Given material:
*****

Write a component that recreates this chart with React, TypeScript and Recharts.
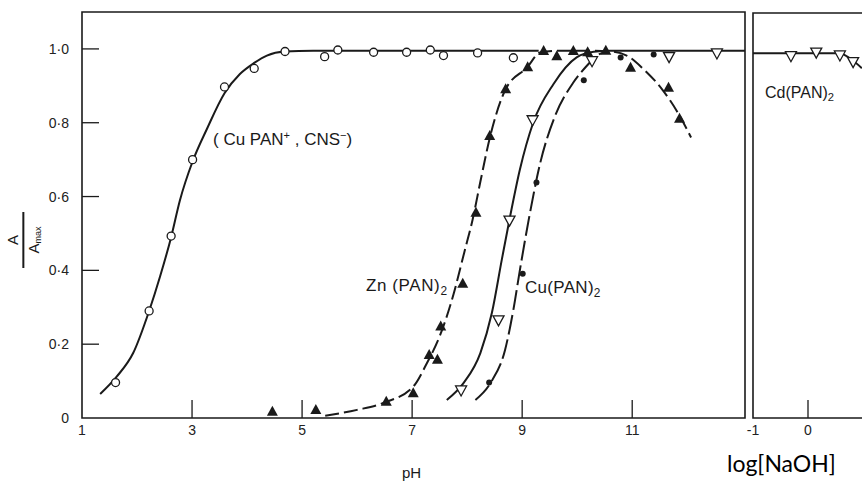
import React from 'react';
import { ComposedChart, Line, Scatter, XAxis, YAxis, ReferenceArea } from 'recharts';

// A/Amax vs pH — markers
const cuPanPoints = [
  { x: 1.61, y: 0.096 }, { x: 2.22, y: 0.29 }, { x: 2.62, y: 0.493 }, { x: 3.01, y: 0.7 },
  { x: 3.59, y: 0.897 }, { x: 4.13, y: 0.947 }, { x: 4.69, y: 0.993 }, { x: 5.41, y: 0.979 },
  { x: 5.65, y: 0.997 }, { x: 6.3, y: 0.991 }, { x: 6.9, y: 0.991 }, { x: 7.33, y: 0.997 },
  { x: 7.57, y: 0.982 }, { x: 8.19, y: 0.989 }, { x: 8.84, y: 0.976 },
];
const znPoints = [
  { x: 4.46, y: 0.017 }, { x: 5.25, y: 0.022 }, { x: 6.53, y: 0.044 }, { x: 7.02, y: 0.067 },
  { x: 7.31, y: 0.171 }, { x: 7.46, y: 0.158 }, { x: 7.52, y: 0.248 }, { x: 7.92, y: 0.364 },
  { x: 8.16, y: 0.556 }, { x: 8.41, y: 0.764 }, { x: 8.7, y: 0.891 }, { x: 9.1, y: 0.95 },
  { x: 9.39, y: 0.994 }, { x: 9.63, y: 0.98 }, { x: 9.93, y: 0.994 }, { x: 10.19, y: 0.991 },
  { x: 10.52, y: 0.995 }, { x: 10.97, y: 0.949 }, { x: 11.66, y: 0.895 }, { x: 11.86, y: 0.811 },
];
const cuOpenPoints = [
  { x: 7.89, y: 0.076 }, { x: 8.57, y: 0.266 }, { x: 8.77, y: 0.536 }, { x: 9.19, y: 0.808 },
  { x: 10.27, y: 0.968 }, { x: 11.67, y: 0.979 }, { x: 12.54, y: 0.989 },
];
const cuFilledPoints = [
  { x: 8.4, y: 0.096 }, { x: 9.01, y: 0.391 }, { x: 9.26, y: 0.638 }, { x: 10.12, y: 0.915 },
  { x: 10.79, y: 0.977 }, { x: 11.39, y: 0.985 },
];

// hand-drawn curves
const cuPanCurve = [
  { x: 1.33, y: 0.065 }, { x: 1.63, y: 0.112 }, { x: 1.93, y: 0.176 }, { x: 2.22, y: 0.29 },
  { x: 2.42, y: 0.384 }, { x: 2.62, y: 0.49 }, { x: 2.78, y: 0.59 }, { x: 3.01, y: 0.695 },
  { x: 3.27, y: 0.783 }, { x: 3.59, y: 0.88 }, { x: 3.87, y: 0.932 }, { x: 4.13, y: 0.962 },
  { x: 4.36, y: 0.982 }, { x: 4.68, y: 0.993 }, { x: 5.2, y: 0.995 }, { x: 9.3, y: 0.995 },
];
const znCurve = [
  { x: 5.42, y: 0.006 }, { x: 6.0, y: 0.022 }, { x: 6.5, y: 0.042 }, { x: 7.02, y: 0.085 },
  { x: 7.27, y: 0.149 }, { x: 7.51, y: 0.225 }, { x: 7.75, y: 0.334 }, { x: 7.95, y: 0.45 },
  { x: 8.1, y: 0.538 }, { x: 8.24, y: 0.64 }, { x: 8.42, y: 0.764 }, { x: 8.69, y: 0.888 },
  { x: 9.09, y: 0.95 }, { x: 9.33, y: 0.99 }, { x: 9.7, y: 0.995 }, { x: 10.2, y: 0.995 },
  { x: 10.6, y: 0.993 }, { x: 10.9, y: 0.982 }, { x: 11.2, y: 0.946 }, { x: 11.54, y: 0.891 },
  { x: 11.81, y: 0.832 }, { x: 12.07, y: 0.76 },
];
const cuOpenCurve = [
  { x: 7.63, y: 0.049 }, { x: 7.93, y: 0.094 }, { x: 8.24, y: 0.176 }, { x: 8.45, y: 0.285 },
  { x: 8.63, y: 0.429 }, { x: 8.77, y: 0.538 }, { x: 8.96, y: 0.674 }, { x: 9.2, y: 0.8 },
  { x: 9.57, y: 0.905 }, { x: 9.99, y: 0.977 }, { x: 10.3, y: 0.992 }, { x: 10.6, y: 0.995 },
  { x: 13.05, y: 0.995 },
];
const cuFilledCurve = [
  { x: 8.15, y: 0.049 }, { x: 8.42, y: 0.094 }, { x: 8.69, y: 0.185 }, { x: 8.84, y: 0.293 },
  { x: 8.96, y: 0.402 }, { x: 9.12, y: 0.538 }, { x: 9.33, y: 0.692 }, { x: 9.6, y: 0.819 },
  { x: 9.93, y: 0.909 }, { x: 10.18, y: 0.955 }, { x: 10.36, y: 0.982 }, { x: 10.55, y: 0.994 },
];

// right panel, A/Amax vs log[NaOH]
const cdPoints = [
  { x: -0.31, y: 0.984 }, { x: 0.15, y: 0.994 }, { x: 0.58, y: 0.986 }, { x: 0.82, y: 0.968 },
];
const cdCurve = [
  { x: -1, y: 0.991 }, { x: 0.58, y: 0.991 }, { x: 0.76, y: 0.977 }, { x: 0.98, y: 0.95 },
];

const phTicks = [1, 3, 5, 7, 9, 11];
const naohTicks = [-1, 0];
const yTicks = [0, 0.2, 0.4, 0.6, 0.8, 1.0];

const INK = '#1a1a1a';
const TICK_FONT = '"Liberation Sans", Arial, sans-serif';
const GAP = 7;

const fmtY = (v: number) => (v === 0 ? '0' : v.toFixed(1).replace('.', '·'));

function XTick(props: any) {
  const { x, y, payload, skip } = props;
  const axisY = y - GAP;
  return (
    <g>
      {payload.value !== skip && <line x1={x} x2={x} y1={axisY} y2={axisY - 18} stroke={INK} strokeWidth={1.3} />}
      <text x={x} y={y} dy="0.71em" textAnchor="middle" fontSize={14} fontFamily={TICK_FONT} fill="#222">
        {payload.value}
      </text>
    </g>
  );
}

function YTick(props: any) {
  const { x, y, payload } = props;
  const axisX = x + 13;
  return (
    <g>
      {payload.value !== 0 && <line x1={axisX} x2={axisX + 17} y1={y} y2={y} stroke={INK} strokeWidth={1.3} />}
      <text x={x} y={y} dy="0.36em" textAnchor="end" fontSize={14} fontFamily={TICK_FONT} fill="#222">
        {fmtY(payload.value)}
      </text>
    </g>
  );
}

const OpenCircle = (p: any) => <circle cx={p.cx} cy={p.cy} r={4} fill="#fff" stroke={INK} strokeWidth={1.3} />;
const FilledDot = (p: any) => <circle cx={p.cx} cy={p.cy} r={3} fill={INK} />;
const FilledTri = (p: any) => (
  <path d={`M${p.cx},${p.cy - 6} L${p.cx + 5.5},${p.cy + 4} L${p.cx - 5.5},${p.cy + 4} Z`} fill={INK} />
);
const OpenDownTri = (p: any) => (
  <path d={`M${p.cx - 5.5},${p.cy - 4} L${p.cx + 5.5},${p.cy - 4} L${p.cx},${p.cy + 6} Z`}
        fill="#fff" stroke={INK} strokeWidth={1.3} />
);

const sub = { fontSize: '0.7em', verticalAlign: '-0.3em', lineHeight: 0 } as const;
const sup = { fontSize: '0.65em', verticalAlign: '0.55em', lineHeight: 0 } as const;

function Note({ left, top, size = 15, spacing = 0, children }: { left: number; top: number; size?: number; spacing?: number; children: React.ReactNode }) {
  return (
    <div style={{ position: 'absolute', left, top, fontSize: size, letterSpacing: spacing, lineHeight: 1, color: '#1a1a1a', whiteSpace: 'nowrap' }}>
      {children}
    </div>
  );
}

export default function App() {
  return (
    <div style={{ position: 'relative', width: 862, height: 481, overflow: 'hidden', background: '#fff', fontFamily: TICK_FONT }}>
      <style>{'body{margin:0}'}</style>

      <div style={{ position: 'absolute', left: 0, top: 0 }}>
        <ComposedChart width={760} height={481} margin={{ top: 12, right: 15, left: 42, bottom: 33 }}>
          <XAxis type="number" dataKey="x" domain={[1, 13.05]} ticks={phTicks} allowDataOverflow
                 axisLine={false} tickLine={false} tickSize={0} tickMargin={GAP} height={30}
                 tick={<XTick skip={1} />} />
          <YAxis type="number" dataKey="y" domain={[0, 1.1]} ticks={yTicks} allowDataOverflow
                 axisLine={false} tickLine={false} tickSize={0} tickMargin={13} width={40}
                 tick={<YTick />} />
          <ReferenceArea x1={1} x2={13.05} y1={0} y2={1.1} fill="none" stroke={INK} strokeWidth={1.6} ifOverflow="visible" />
          <Line data={cuPanCurve} dataKey="y" type="monotone" stroke={INK} strokeWidth={2} dot={false} isAnimationActive={false} />
          <Line data={znCurve} dataKey="y" type="monotone" stroke={INK} strokeWidth={2} strokeDasharray="14 5" dot={false} isAnimationActive={false} />
          <Line data={cuOpenCurve} dataKey="y" type="monotone" stroke={INK} strokeWidth={2} dot={false} isAnimationActive={false} />
          <Line data={cuFilledCurve} dataKey="y" type="monotone" stroke={INK} strokeWidth={2} strokeDasharray="20 5" dot={false} isAnimationActive={false} />
          <Scatter data={cuPanPoints} dataKey="y" shape={<OpenCircle />} isAnimationActive={false} />
          <Scatter data={znPoints} dataKey="y" shape={<FilledTri />} isAnimationActive={false} />
          <Scatter data={cuOpenPoints} dataKey="y" shape={<OpenDownTri />} isAnimationActive={false} />
          <Scatter data={cuFilledPoints} dataKey="y" shape={<FilledDot />} isAnimationActive={false} />
        </ComposedChart>
      </div>

      <div style={{ position: 'absolute', left: 713, top: 0 }}>
        <ComposedChart width={215} height={481} margin={{ top: 13, right: 10, left: 40, bottom: 33 }}>
          <XAxis type="number" dataKey="x" domain={[-1, 2]} ticks={naohTicks} allowDataOverflow
                 axisLine={false} tickLine={false} tickSize={0} tickMargin={GAP} height={30}
                 tick={<XTick skip={-1} />} />
          <YAxis type="number" dataKey="y" domain={[0, 1.1]} hide />
          <ReferenceArea x1={-1} x2={2} y1={0} y2={1.1} fill="none" stroke={INK} strokeWidth={1.6} ifOverflow="visible" />
          <Line data={cdCurve} dataKey="y" type="monotone" stroke={INK} strokeWidth={2} dot={false} isAnimationActive={false} />
          <Scatter data={cdPoints} dataKey="y" shape={<OpenDownTri />} isAnimationActive={false} />
        </ComposedChart>
      </div>

      {/* y-axis label: A / A max, rotated */}
      <div style={{ position: 'absolute', left: 24, top: 240, transform: 'translate(-50%, -50%) rotate(-90deg)',
                    display: 'flex', flexDirection: 'column', alignItems: 'center', fontSize: 15, lineHeight: 1, color: '#1a1a1a' }}>
        <span>A</span>
        <div style={{ width: 56, height: 1.5, background: '#1a1a1a', margin: '2px 0' }} />
        <span>A<span style={{ fontSize: 9, verticalAlign: '-0.2em' }}>max</span></span>
      </div>

      <Note left={213} top={131} size={17}>( Cu PAN<span style={sup}>+</span> , CNS<span style={sup}>−</span>)</Note>
      <Note left={366} top={277} size={17} spacing={0.6}>Zn (PAN)<span style={sub}>2</span></Note>
      <Note left={525} top={279} size={17} spacing={0.3}>Cu(PAN)<span style={sub}>2</span></Note>
      <Note left={765} top={85} size={16}>Cd(PAN)<span style={sub}>2</span></Note>
      <Note left={402} top={465}>pH</Note>
      <div style={{ position: 'absolute', left: 727, top: 452, fontFamily: 'Lato, sans-serif', fontSize: 23, lineHeight: 1, color: '#000' }}>
        log[NaOH]
      </div>
    </div>
  );
}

*****

The request: Find the lines holding "React" and list every one.

Solution:
Write a component that recreates this chart with React, TypeScript and Recharts.
import React from 'react';
function Note({ left, top, size = 15, spacing = 0, children }: { left: number; top: number; size?: number; spacing?: number; children: React.ReactNode }) {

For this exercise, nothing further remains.